__Set exercise__.
Omit all images, then repeat exactly the lines below from the one containing "Give me the Chart.js source for this chart." through the one containing "const masses = ['0.6", both ends included.

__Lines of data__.
+ + + + + + +

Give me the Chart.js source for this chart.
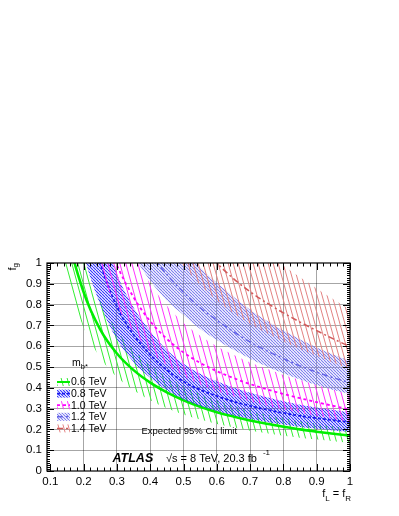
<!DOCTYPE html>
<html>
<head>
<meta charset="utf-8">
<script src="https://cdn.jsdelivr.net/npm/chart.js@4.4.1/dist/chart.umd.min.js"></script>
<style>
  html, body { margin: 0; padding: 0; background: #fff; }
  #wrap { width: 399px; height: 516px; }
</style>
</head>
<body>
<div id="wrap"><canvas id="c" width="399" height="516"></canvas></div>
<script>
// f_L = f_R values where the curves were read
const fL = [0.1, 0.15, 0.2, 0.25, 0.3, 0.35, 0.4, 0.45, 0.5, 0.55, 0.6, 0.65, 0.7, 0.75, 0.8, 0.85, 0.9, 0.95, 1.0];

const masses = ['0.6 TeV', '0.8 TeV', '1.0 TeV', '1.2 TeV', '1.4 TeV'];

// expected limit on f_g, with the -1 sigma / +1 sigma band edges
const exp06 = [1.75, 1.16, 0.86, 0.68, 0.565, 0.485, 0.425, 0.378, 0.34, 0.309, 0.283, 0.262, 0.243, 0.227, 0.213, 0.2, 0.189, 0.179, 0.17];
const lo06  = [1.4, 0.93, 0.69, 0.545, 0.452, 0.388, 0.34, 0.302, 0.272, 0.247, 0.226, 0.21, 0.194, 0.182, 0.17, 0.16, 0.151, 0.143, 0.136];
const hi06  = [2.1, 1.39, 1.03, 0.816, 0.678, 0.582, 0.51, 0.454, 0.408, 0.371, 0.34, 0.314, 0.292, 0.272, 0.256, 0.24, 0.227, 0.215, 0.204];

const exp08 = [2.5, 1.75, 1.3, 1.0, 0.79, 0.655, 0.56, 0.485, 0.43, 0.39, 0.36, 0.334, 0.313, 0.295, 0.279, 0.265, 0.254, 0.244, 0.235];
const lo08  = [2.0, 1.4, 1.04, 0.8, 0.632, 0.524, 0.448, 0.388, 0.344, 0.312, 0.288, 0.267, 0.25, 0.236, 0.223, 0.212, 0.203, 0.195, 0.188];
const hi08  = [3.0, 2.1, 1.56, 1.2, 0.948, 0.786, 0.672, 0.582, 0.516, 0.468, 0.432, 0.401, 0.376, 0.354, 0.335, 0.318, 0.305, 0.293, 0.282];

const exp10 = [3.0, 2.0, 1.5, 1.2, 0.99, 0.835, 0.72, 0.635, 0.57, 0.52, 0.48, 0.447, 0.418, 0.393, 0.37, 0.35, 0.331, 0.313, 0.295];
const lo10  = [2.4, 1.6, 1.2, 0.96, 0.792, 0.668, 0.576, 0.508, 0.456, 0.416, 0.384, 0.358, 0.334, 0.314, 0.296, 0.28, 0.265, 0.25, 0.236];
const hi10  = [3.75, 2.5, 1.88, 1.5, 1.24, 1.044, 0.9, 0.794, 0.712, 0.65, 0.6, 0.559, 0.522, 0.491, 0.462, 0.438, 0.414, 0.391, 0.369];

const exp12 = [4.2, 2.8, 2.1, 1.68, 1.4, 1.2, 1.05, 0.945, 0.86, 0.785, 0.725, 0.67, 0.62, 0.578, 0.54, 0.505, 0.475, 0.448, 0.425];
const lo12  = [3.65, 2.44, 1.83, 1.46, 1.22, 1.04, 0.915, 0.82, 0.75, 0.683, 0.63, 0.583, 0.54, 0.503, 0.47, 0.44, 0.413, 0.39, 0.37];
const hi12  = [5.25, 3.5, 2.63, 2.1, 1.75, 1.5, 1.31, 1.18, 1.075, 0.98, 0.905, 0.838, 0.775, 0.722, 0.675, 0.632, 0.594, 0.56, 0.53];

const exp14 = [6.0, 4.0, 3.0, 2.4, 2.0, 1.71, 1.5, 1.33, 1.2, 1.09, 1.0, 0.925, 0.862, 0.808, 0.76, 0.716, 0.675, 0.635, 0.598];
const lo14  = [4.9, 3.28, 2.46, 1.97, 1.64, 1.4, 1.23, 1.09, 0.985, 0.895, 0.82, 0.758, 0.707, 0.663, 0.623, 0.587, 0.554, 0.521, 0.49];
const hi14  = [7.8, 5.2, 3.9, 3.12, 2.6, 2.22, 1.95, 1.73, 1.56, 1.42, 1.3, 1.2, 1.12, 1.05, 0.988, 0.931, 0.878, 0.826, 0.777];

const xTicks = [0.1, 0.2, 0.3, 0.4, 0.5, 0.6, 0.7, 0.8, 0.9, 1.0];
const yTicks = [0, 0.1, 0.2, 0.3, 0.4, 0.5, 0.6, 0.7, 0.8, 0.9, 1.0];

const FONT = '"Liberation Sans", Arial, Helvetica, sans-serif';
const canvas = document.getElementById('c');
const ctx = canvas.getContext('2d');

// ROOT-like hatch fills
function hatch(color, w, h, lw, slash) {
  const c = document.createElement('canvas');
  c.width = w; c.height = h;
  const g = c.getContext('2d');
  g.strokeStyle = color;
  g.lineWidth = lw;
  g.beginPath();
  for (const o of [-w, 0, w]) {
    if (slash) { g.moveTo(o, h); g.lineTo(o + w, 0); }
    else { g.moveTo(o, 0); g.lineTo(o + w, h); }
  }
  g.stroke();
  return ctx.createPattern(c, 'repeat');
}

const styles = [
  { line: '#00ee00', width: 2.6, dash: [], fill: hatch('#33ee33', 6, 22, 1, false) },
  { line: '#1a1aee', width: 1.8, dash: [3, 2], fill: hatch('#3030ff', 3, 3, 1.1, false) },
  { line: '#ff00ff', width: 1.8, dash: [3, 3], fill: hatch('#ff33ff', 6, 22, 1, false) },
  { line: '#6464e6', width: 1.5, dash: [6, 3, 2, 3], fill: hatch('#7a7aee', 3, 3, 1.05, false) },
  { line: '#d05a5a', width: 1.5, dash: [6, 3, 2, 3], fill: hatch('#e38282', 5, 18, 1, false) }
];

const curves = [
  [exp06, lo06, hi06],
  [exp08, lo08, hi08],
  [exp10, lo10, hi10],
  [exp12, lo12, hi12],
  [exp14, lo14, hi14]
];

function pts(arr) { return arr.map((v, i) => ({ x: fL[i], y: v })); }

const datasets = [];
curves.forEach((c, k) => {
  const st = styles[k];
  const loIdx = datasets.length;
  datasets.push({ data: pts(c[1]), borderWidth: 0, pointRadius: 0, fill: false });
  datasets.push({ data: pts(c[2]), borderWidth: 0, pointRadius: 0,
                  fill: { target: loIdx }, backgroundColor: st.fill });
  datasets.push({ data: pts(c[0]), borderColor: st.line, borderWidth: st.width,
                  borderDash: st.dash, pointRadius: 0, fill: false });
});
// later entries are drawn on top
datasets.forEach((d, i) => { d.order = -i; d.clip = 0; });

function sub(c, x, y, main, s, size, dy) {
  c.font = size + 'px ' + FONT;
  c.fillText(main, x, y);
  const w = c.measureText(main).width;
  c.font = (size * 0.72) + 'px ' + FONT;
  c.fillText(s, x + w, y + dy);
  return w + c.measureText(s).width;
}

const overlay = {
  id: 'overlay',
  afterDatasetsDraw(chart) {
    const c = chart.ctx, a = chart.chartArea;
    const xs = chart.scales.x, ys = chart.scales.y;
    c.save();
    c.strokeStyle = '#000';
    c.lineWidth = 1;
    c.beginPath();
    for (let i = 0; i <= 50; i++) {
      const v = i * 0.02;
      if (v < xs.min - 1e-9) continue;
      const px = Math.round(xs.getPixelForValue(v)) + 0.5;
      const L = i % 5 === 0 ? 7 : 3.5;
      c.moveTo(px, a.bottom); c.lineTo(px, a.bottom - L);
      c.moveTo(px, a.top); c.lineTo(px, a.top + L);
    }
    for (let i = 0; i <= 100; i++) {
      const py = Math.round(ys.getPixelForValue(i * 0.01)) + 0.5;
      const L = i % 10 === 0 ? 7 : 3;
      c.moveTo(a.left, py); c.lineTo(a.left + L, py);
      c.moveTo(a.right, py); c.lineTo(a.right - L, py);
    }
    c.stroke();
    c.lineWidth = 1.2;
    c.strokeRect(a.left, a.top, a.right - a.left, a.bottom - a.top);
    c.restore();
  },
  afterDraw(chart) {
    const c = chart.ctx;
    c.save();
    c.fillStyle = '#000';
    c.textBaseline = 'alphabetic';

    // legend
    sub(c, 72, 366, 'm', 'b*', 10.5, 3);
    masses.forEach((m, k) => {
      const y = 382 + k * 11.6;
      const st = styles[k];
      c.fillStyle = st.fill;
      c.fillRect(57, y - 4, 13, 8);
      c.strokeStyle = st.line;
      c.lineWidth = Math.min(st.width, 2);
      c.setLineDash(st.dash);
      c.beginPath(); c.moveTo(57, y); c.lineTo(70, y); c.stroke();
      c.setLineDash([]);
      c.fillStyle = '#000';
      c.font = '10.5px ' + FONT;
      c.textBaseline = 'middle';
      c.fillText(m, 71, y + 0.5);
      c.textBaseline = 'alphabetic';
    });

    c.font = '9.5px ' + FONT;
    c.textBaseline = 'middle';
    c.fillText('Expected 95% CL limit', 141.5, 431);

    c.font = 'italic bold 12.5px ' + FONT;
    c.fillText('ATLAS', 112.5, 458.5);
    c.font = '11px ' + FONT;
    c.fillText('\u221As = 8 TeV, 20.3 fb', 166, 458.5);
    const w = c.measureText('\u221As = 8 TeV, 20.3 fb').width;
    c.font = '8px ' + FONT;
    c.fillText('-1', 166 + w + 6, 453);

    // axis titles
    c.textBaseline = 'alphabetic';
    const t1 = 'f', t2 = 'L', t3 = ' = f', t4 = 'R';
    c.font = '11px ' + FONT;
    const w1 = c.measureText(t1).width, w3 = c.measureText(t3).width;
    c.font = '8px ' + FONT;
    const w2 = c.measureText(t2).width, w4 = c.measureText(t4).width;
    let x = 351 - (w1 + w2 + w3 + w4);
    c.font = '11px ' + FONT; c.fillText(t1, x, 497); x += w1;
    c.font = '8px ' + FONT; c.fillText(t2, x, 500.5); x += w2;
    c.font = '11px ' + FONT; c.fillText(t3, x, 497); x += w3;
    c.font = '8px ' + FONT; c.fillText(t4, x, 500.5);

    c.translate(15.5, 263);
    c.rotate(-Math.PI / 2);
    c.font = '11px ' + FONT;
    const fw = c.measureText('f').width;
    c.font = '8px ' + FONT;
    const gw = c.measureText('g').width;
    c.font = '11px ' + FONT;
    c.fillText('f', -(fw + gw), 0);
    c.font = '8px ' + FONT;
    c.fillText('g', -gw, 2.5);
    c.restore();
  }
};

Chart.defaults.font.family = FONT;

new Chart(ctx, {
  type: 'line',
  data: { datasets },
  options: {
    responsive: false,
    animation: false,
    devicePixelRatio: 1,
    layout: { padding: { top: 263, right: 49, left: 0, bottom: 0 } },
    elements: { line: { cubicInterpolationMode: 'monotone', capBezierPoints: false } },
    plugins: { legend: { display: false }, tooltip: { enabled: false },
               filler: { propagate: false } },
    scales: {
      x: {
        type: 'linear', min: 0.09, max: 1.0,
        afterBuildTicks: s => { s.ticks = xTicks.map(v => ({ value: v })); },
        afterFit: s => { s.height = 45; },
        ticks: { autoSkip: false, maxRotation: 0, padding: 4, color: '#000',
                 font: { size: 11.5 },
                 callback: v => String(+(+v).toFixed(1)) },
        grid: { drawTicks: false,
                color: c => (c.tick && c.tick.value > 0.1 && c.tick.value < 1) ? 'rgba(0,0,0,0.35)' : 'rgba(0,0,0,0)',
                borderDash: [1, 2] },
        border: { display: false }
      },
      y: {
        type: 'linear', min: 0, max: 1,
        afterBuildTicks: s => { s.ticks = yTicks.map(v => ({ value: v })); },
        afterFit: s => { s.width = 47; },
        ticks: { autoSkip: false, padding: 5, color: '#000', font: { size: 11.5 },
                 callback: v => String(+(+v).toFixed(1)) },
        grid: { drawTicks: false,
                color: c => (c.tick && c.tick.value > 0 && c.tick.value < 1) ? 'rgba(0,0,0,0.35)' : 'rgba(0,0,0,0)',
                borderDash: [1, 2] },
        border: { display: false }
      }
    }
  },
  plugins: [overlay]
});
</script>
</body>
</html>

+ + + + + + +

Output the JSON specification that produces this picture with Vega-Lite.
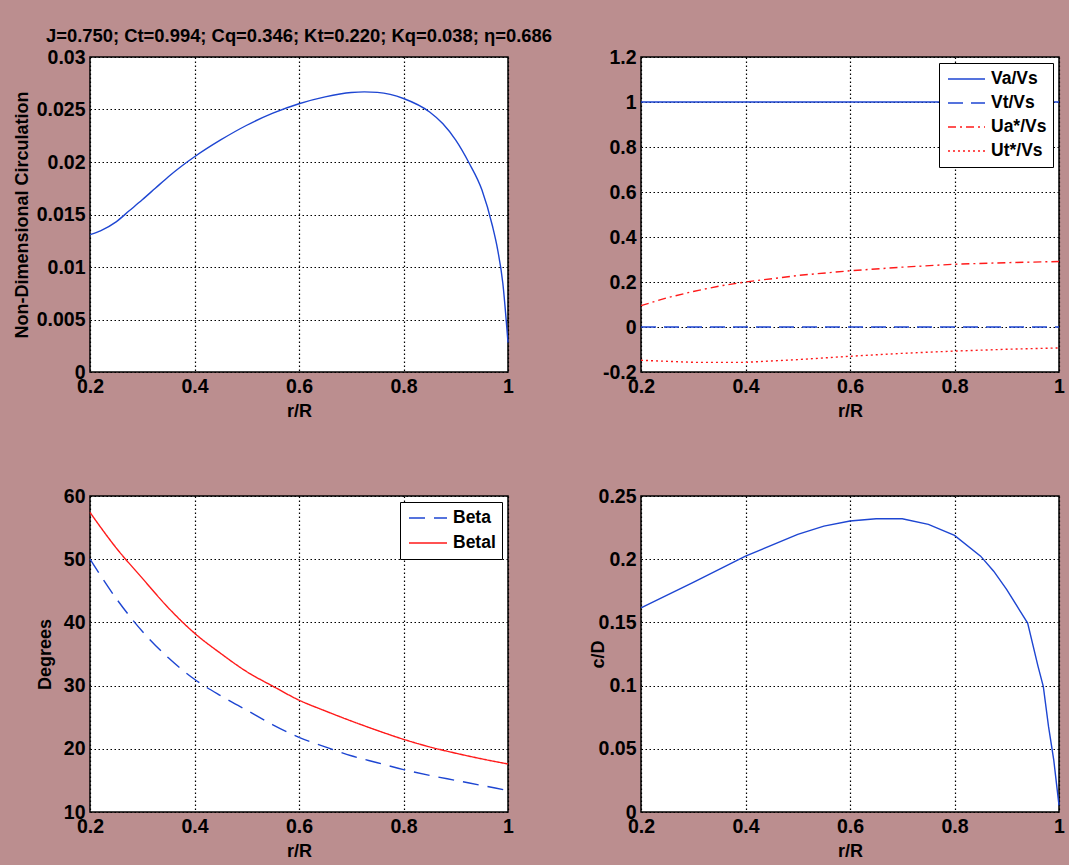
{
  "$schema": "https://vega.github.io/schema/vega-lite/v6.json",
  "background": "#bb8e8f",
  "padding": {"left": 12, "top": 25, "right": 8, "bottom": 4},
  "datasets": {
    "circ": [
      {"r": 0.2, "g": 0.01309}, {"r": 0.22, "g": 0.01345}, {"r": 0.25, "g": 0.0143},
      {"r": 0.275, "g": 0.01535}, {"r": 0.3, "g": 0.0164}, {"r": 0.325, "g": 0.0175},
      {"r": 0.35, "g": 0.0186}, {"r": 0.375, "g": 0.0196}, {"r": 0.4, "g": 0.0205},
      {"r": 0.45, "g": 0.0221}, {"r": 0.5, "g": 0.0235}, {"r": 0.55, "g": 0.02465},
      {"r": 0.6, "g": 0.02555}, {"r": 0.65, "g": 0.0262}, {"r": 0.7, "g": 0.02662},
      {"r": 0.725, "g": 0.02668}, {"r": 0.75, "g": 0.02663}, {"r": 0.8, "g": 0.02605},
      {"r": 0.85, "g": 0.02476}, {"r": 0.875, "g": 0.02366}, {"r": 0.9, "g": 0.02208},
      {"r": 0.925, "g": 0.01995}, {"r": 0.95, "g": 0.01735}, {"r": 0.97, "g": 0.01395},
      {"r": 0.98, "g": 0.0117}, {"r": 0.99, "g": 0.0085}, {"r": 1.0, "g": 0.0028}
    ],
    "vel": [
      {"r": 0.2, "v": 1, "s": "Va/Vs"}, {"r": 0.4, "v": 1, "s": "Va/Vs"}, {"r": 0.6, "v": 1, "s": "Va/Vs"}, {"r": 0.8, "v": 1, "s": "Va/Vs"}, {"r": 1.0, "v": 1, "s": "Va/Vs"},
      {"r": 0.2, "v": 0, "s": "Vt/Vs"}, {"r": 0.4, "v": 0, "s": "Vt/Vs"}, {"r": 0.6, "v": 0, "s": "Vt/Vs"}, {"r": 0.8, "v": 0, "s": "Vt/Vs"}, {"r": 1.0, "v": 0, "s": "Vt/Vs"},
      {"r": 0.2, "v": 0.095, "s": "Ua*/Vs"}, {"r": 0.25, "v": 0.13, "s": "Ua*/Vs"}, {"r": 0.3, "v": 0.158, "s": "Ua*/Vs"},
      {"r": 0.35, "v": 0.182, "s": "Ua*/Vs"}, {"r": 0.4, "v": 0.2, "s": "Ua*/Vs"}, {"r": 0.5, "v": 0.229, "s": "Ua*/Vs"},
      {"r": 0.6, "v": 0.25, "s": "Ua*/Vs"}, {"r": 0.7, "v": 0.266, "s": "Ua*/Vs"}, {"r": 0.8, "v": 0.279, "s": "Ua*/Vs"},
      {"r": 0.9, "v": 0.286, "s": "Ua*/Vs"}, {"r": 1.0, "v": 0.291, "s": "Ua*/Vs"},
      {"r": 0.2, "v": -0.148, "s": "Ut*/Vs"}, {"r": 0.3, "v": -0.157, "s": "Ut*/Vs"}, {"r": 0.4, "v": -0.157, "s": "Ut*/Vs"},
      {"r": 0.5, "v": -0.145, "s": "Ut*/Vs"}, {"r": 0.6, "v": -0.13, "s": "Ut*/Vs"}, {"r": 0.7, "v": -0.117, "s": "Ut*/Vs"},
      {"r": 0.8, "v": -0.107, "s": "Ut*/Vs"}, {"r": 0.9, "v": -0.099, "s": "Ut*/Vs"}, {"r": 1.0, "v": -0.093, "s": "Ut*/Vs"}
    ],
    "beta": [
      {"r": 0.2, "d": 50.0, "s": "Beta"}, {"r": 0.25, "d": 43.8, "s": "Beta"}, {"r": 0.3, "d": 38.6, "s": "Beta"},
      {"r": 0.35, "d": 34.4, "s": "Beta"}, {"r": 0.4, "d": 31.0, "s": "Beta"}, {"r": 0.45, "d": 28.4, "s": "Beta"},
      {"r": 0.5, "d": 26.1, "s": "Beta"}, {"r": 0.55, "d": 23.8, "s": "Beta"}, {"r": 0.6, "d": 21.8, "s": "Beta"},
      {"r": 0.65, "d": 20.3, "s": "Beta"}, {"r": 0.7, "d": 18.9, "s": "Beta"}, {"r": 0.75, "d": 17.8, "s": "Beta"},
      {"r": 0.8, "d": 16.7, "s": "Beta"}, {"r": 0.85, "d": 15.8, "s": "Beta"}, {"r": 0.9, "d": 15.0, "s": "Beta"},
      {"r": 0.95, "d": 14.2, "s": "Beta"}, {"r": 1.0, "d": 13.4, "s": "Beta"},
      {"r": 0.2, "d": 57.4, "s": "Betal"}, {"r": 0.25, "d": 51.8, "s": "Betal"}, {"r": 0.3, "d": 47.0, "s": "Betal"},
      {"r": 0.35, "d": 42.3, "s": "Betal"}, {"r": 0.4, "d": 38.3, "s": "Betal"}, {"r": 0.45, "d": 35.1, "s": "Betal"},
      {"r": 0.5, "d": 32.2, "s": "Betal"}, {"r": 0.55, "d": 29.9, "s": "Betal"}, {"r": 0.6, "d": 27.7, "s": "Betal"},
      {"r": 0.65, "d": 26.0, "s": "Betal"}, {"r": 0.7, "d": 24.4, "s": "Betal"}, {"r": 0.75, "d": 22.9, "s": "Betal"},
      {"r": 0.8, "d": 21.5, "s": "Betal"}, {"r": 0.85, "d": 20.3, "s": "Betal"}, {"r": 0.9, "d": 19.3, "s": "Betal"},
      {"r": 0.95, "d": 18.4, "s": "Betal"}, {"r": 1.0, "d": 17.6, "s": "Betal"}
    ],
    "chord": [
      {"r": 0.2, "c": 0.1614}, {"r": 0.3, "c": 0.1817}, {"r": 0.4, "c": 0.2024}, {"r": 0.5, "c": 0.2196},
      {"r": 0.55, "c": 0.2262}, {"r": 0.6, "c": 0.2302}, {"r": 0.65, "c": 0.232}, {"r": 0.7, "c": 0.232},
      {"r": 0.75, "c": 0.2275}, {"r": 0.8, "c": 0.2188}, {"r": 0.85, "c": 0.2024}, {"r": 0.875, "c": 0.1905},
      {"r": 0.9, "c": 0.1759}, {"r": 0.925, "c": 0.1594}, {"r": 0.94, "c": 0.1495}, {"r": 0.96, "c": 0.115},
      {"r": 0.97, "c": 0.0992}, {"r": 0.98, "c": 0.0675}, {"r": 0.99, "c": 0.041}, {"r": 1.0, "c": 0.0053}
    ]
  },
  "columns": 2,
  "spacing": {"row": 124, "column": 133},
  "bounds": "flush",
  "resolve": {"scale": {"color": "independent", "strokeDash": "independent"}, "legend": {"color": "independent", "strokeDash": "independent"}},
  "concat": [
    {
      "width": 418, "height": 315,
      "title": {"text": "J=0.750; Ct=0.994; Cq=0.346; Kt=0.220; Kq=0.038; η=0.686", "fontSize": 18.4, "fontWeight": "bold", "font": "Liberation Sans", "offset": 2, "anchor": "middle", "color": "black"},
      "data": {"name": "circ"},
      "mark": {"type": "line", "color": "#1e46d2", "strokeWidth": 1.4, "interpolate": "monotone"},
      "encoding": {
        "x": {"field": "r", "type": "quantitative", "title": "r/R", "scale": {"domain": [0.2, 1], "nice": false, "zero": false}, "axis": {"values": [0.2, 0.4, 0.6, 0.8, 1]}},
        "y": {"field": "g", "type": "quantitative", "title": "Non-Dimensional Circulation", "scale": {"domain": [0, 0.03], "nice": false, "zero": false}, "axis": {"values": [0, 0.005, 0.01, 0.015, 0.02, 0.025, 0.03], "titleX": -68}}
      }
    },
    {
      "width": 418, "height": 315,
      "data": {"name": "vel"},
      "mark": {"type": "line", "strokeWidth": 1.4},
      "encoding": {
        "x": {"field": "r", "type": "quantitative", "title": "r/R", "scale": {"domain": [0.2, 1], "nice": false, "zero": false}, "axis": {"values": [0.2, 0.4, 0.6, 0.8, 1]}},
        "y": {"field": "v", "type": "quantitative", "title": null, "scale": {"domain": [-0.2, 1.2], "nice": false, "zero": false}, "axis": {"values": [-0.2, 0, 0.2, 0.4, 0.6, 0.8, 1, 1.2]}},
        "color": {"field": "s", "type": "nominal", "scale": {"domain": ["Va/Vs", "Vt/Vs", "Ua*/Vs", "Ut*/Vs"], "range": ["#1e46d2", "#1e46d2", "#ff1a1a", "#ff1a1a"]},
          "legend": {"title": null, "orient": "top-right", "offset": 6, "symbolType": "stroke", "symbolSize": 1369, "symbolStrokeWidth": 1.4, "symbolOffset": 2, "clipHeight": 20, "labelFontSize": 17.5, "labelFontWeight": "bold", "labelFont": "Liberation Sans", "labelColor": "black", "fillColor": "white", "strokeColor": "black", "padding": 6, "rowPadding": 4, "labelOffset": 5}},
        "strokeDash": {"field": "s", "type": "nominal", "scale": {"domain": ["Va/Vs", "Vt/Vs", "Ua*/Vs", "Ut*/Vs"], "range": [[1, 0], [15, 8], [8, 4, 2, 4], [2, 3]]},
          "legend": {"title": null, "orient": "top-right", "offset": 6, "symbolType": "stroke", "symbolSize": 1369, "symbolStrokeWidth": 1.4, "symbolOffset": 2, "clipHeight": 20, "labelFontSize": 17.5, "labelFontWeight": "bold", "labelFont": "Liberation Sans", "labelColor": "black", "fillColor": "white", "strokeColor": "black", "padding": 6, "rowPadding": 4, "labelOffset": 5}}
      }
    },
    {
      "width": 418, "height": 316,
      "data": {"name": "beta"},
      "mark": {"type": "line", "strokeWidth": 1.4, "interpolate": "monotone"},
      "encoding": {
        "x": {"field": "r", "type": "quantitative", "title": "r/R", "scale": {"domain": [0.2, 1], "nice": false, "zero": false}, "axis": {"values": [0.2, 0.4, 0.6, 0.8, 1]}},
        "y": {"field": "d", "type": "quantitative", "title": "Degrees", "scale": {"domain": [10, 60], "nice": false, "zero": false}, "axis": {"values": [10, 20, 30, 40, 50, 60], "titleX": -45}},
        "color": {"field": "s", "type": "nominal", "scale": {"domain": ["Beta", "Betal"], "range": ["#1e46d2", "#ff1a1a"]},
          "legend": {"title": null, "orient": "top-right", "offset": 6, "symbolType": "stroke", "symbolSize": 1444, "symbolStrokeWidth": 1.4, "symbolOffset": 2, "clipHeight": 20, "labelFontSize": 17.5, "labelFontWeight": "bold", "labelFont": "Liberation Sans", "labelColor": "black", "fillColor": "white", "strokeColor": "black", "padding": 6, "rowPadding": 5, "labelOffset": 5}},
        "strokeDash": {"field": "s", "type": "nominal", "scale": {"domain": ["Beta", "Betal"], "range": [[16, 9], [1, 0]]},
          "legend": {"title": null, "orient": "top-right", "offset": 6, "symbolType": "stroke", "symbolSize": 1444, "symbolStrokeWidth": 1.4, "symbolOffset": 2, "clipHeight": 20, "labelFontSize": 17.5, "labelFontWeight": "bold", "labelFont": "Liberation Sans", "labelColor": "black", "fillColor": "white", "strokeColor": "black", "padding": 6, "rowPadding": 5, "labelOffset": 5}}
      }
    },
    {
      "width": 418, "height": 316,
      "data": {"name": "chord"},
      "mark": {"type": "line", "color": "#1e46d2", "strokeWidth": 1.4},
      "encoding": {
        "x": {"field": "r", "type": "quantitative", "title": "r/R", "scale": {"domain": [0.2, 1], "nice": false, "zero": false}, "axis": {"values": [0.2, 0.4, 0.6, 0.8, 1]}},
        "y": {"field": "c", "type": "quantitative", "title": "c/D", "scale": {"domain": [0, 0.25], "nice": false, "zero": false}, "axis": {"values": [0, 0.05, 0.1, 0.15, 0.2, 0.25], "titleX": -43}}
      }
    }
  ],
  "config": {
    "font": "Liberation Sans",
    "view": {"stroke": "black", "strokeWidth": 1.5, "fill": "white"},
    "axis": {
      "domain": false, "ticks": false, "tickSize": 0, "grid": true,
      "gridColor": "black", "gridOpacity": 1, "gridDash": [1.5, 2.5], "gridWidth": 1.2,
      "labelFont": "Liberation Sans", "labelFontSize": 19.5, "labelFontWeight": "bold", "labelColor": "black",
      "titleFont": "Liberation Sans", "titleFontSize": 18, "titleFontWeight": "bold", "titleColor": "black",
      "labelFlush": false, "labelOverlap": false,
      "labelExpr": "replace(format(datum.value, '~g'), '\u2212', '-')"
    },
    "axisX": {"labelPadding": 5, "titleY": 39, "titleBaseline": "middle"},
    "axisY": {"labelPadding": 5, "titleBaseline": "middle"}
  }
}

+ + + + + + +

__Solution to this exercise__.
Give me the Chart.js source for this chart.
<!DOCTYPE html>
<html>
<head>
<meta charset="utf-8">
<script src="https://cdn.jsdelivr.net/npm/chart.js@4.4.1/dist/chart.umd.min.js"></script>
<style>
  html, body { margin: 0; padding: 0; background: #fff; }
  #wrap { width: 399px; height: 516px; }
</style>
</head>
<body>
<div id="wrap"><canvas id="c" width="399" height="516"></canvas></div>
<script>
// f_L = f_R values where the curves were read
const fL = [0.1, 0.15, 0.2, 0.25, 0.3, 0.35, 0.4, 0.45, 0.5, 0.55, 0.6, 0.65, 0.7, 0.75, 0.8, 0.85, 0.9, 0.95, 1.0];

const masses = ['0.6 TeV', '0.8 TeV', '1.0 TeV', '1.2 TeV', '1.4 TeV'];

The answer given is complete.